Its prize-winning architecture was intended to house 20,000 workers on holidays provided by the regime. All rooms overlook the sparkling Baltic and perfect beaches. Ballrooms, swimming pools, dance halls and restaurants were all part of the plan.

The Nazis sure knew how to make holiday accommodation
The Nazis sure knew how to make holiday accommodation Credit: Fotolia/AP

Prora was never occupied; the outbreak of war saw the deployment of the building teams to missile installations along the coast instead. Now housing a museum, new holiday developments and the largest youth hostel in Germany, it is still largely deserted – and creatively graffitied.

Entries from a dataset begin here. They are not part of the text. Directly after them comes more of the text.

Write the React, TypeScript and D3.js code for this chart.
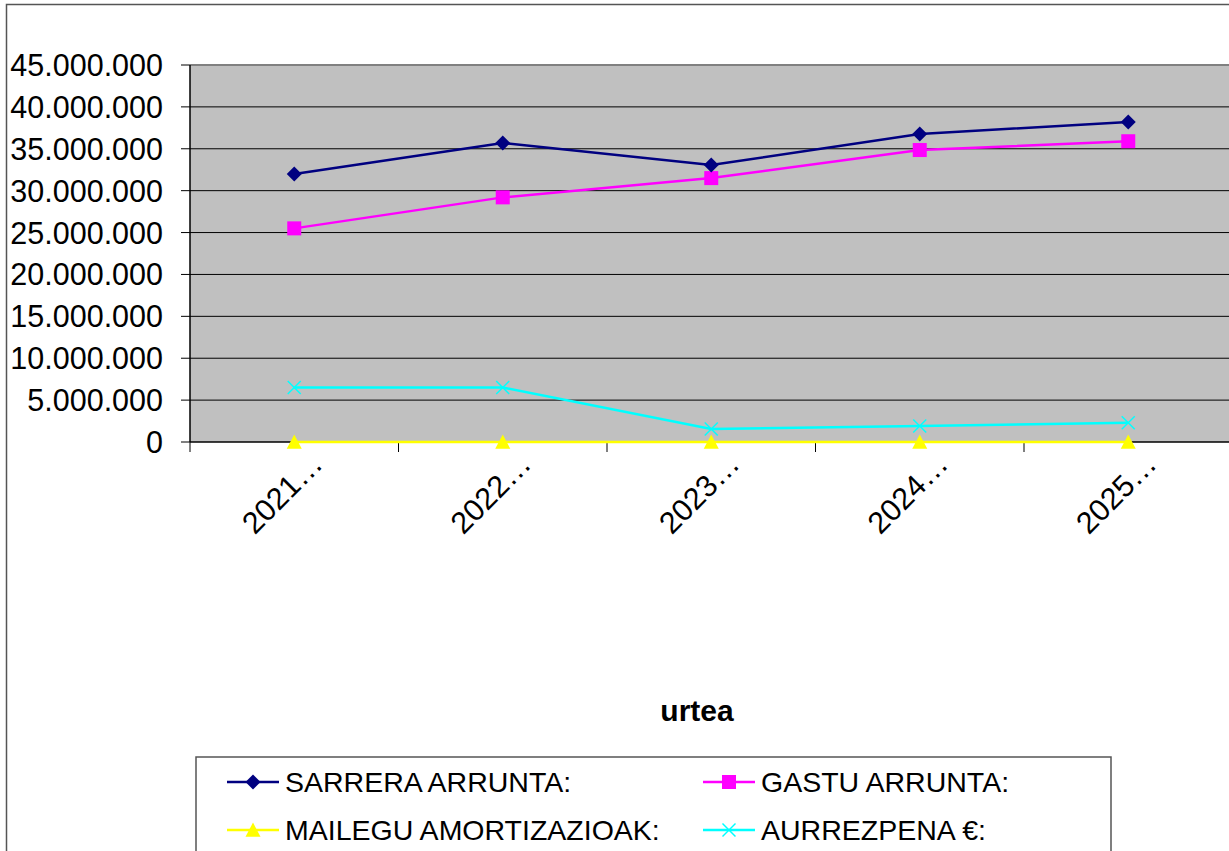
import React from "react";
import * as d3 from "d3";

const categories = ["2021…", "2022…", "2023…", "2024…", "2025…"];
const sarrera = [32000000, 35700000, 33060000, 36760000, 38200000];
const gastu = [25500000, 29200000, 31500000, 34850000, 35900000];
const mailegu = [0, 0, 0, 0, 0];
const aurrezpena = [6500000, 6500000, 1560000, 1900000, 2300000];
const yTicks = [0, 5000000, 10000000, 15000000, 20000000, 25000000, 30000000, 35000000, 40000000, 45000000];

const seriesNames = ["SARRERA ARRUNTA:", "GASTU ARRUNTA:", "MAILEGU AMORTIZAZIOAK:", "AURREZPENA €:"];
const seriesColors = ["#000080", "#FF00FF", "#FFFF00", "#00FFFF"];
const seriesMarkers = ["diamond", "square", "triangle", "x"];

const FONT = "Liberation Sans, Arial, sans-serif";

function fmt(v: number) {
  if (v === 0) return "0";
  return d3.format(",")(v).replace(/,/g, ".");
}

function Marker({ type, x, y, color }: { type: string; x: number; y: number; color: string }) {
  if (type === "diamond") {
    const s = 7.5;
    return <polygon points={`${x},${y - s} ${x + s},${y} ${x},${y + s} ${x - s},${y}`} fill={color} />;
  }
  if (type === "square") {
    const s = 7;
    return <rect x={x - s} y={y - s} width={2 * s} height={2 * s} fill={color} />;
  }
  if (type === "triangle") {
    const s = 7.5;
    return <polygon points={`${x},${y - s} ${x + s},${y + s * 0.9} ${x - s},${y + s * 0.9}`} fill={color} />;
  }
  const s = 6.5;
  return (
    <g stroke={color} strokeWidth={1.5}>
      <line x1={x - s} y1={y - s} x2={x + s} y2={y + s} />
      <line x1={x - s} y1={y + s} x2={x + s} y2={y - s} />
    </g>
  );
}

export default function App() {
  const W = 1229, H = 851;
  const left = 190, top = 65, bottom = 442;
  const band = 208.5;
  const right = left + band * categories.length;
  const x = d3.scaleBand<string>().domain(categories).range([left, right]).padding(0);
  const y = d3.scaleLinear().domain([0, 45000000]).range([bottom, top]);
  const line = d3.line<number>().x((_, i) => x(categories[i])! + x.bandwidth() / 2).y((d) => y(d));
  const data = [sarrera, gastu, mailegu, aurrezpena];
  const order = [2, 3, 1, 0];

  return (
    <svg width={W} height={H} style={{ position: "absolute", left: 0, top: 0 }} fontFamily={FONT}>
      <rect x={0} y={0} width={W} height={H} fill="#fff" />
      <rect x={6.5} y={4.5} width={W + 10} height={H + 10} fill="none" stroke="#555" strokeWidth={1.5} />
      <rect x={left} y={top} width={right - left} height={bottom - top} fill="#C0C0C0" />
      <line x1={left} x2={right} y1={top} y2={top} stroke="#808080" strokeWidth={2} />
      {yTicks.map((t) => (
        <g key={t}>
          {t > 0 && t < 45000000 && <line x1={left} x2={right} y1={y(t)} y2={y(t)} stroke="#000" strokeWidth={1} />}
          <line x1={181} x2={left} y1={y(t)} y2={y(t)} stroke="#000" strokeWidth={1} />
          <text x={163} y={y(t)} dy="0.36em" textAnchor="end" fontSize={30.5} fill="#000">{fmt(t)}</text>
        </g>
      ))}
      <line x1={left} x2={left} y1={top} y2={bottom} stroke="#000" strokeWidth={1.5} />
      <line x1={left} x2={right} y1={bottom} y2={bottom} stroke="#000" strokeWidth={1.5} />
      {categories.map((c, i) => (
        <line key={"t" + i} x1={x(c)!} x2={x(c)!} y1={bottom} y2={bottom + 10} stroke="#000" strokeWidth={1} />
      ))}
      {categories.map((c) => {
        const cx = x(c)! + x.bandwidth() / 2;
        return (
          <text key={"l" + c} transform={`translate(${cx + 30},${bottom + 24}) rotate(-45)`} textAnchor="end" fontSize={30.5} fill="#000">{c}</text>
        );
      })}
      {order.map((si) => (
        <g key={"s" + si}>
          <path d={line(data[si])!} fill="none" stroke={seriesColors[si]} strokeWidth={2.5} />
          {data[si].map((v, i) => (
            <Marker key={i} type={seriesMarkers[si]} x={x(categories[i])! + x.bandwidth() / 2} y={y(v)} color={seriesColors[si]} />
          ))}
        </g>
      ))}
      <text x={697} y={721} textAnchor="middle" fontSize={30} fontWeight="bold" fill="#000">urtea</text>
      <rect x={196} y={757} width={915} height={110} fill="#fff" stroke="#555" strokeWidth={1.5} />
      {seriesNames.map((n, i) => {
        const col = i % 2, row = Math.floor(i / 2);
        const lx = col === 0 ? 227 : 703;
        const cy = row === 0 ? 782 : 830;
        return (
          <g key={"lg" + i}>
            <line x1={lx} x2={lx + 52} y1={cy} y2={cy} stroke={seriesColors[i]} strokeWidth={2.5} />
            <Marker type={seriesMarkers[i]} x={lx + 26} y={cy} color={seriesColors[i]} />
            <text x={lx + 58} y={cy} dy="0.36em" fontSize={28.5} fill="#000">{n}</text>
          </g>
        );
      })}
    </svg>
  );
}
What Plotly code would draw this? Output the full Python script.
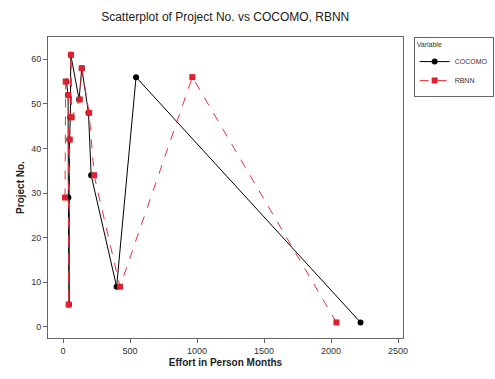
import plotly.graph_objects as go
import numpy as np

project_no = [1, 5, 9, 29, 34, 42, 47, 48, 51, 52, 55, 56, 58, 61]
cocomo = [2220, 45, 400, 40, 210, 48, 55, 190, 120, 38, 25, 545, 140, 58]
rbnn = [2040, 42, 425, 15, 232, 50, 65, 195, 125, 40, 20, 965, 140, 60]

def sorted_xy(x, y):
    idx = np.argsort(x)
    return [x[i] for i in idx], [y[i] for i in idx]

cx, cy = sorted_xy(cocomo, project_no)
rx, ry = sorted_xy(rbnn, project_no)

fig = go.Figure()
fig.add_trace(go.Scatter(x=cx, y=cy, mode="lines+markers", name="COCOMO",
                         line=dict(color="black", width=1),
                         marker=dict(symbol="circle", size=6, color="black")))
fig.add_trace(go.Scatter(x=rx, y=ry, mode="lines+markers", name="RBNN",
                         line=dict(color="#e8303a", width=1, dash="dash"),
                         marker=dict(symbol="square", size=6, color="#e0202e")))

axis_common = dict(showgrid=False, zeroline=False, showline=True, linecolor="#666",
                   linewidth=1, mirror=True, ticks="outside", ticklen=4,
                   tickcolor="#666", tickfont=dict(size=9, color="#333", family="Liberation Sans"))

fig.update_layout(
    width=495, height=379,
    margin=dict(l=48, r=92, t=37, b=41, autoexpand=False),
    paper_bgcolor="white", plot_bgcolor="white",
    title=dict(text="Scatterplot of Project No. vs COCOMO, RBNN", x=0.455, xanchor="center",
               y=0.955, yanchor="middle", font=dict(size=12, color="#222", family="Liberation Sans")),
    xaxis=dict(range=[-112, 2537], tickvals=[0, 500, 1000, 1500, 2000, 2500],
               title=dict(text="<b>Effort in Person Months</b>", standoff=4,
                          font=dict(size=10, color="#222", family="Liberation Sans")),
               **axis_common),
    yaxis=dict(range=[-2.5, 65], tickvals=[0, 10, 20, 30, 40, 50, 60],
               title=dict(text="<b>Project No.</b>", standoff=4,
                          font=dict(size=10, color="#222", family="Liberation Sans")),
               **axis_common),
    legend=dict(x=1.03, y=1.0, xanchor="left", yanchor="top",
                bordercolor="#666", borderwidth=1, bgcolor="white",
                title=dict(text="Variable", side="top", font=dict(size=7, color="#333")),
                font=dict(size=7, color="#333", family="Liberation Sans"),
                itemwidth=30),
    showlegend=True,
)

fig.write_html("out.html")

You can wander through Prora, the sad wind sighing in the pines and lizards scuttling in the sand. Walk the lonely beach, searching for slivers of amber, poignant relics of the past.

Liz Kolbeck, Manchester

A cathedral to the sea at Chatham Dockyard

No 3 Covered Slip – not the most inspiring name – at the Historic Dockyard in Chatham, Kent, is unique. In 1838 the original open slipway was covered with an immense building to protect wooden ships during construction and was the largest wide-span timber structure in Europe.

The cathedral-like building always takes my breath away. From the landward side, the curve-ended roof set with row upon row of roof lights is spectacular, but once inside the full splendour and craftsmanship are revealed. A climb to the newer mezzanine floor (there is a lift) brings you close to the amazing roof – a complicated arrangement of trusses arching overhead interspersed with hundreds of windows that cast patterns of light on the floor.

Hilary Spon, Kent

No 3 Covered Slip at Chatham Dockyard
No 3 Covered Slip at Chatham Dockyard Credit: Alamy

Iran’s millennia-old monument to a lost world

During the Seventies, when I was working at an international school in Tehran, the city was full of American Peace Corps volunteers. At weekends I used to accompany one of them while he was out working in the countryside.

Once we stopped on the outskirts of a remote town and I was transfixed by the sight of a tall, windowless hexagonal red brick tower with a conical roof, standing on a man-made hill. Local people told us it was the tomb of Kabus, who died in 1007. They said his body hung from the ceiling inside a glass coffin for more than a thousand years, and that a lamp used to flash from the roof. I love that story.

Damaris Vivienne Graham, Devon

An Italian church made from tin cans and plasterboard

“You must see our Italian Chapel,” said the Orkney ferryman as we lurched across the Pentland Firth. Italian prisoners of war made it from two Nissen huts and clad the inside with plasterboard, painted with such skill that I had to touch it to discover that it was not carved stonework. Delicately ornate candle-holders on close inspection reveal their origin: food tins, apparently corned beef. The prisoners were, however, allowed to use concrete left over from their work of building causeways between Orcadian islets. It forms an impressive ecclesiastical facade. 

Notre Dame may impress, but it can’t match this testament to conflict giving way to faith and reconciliation.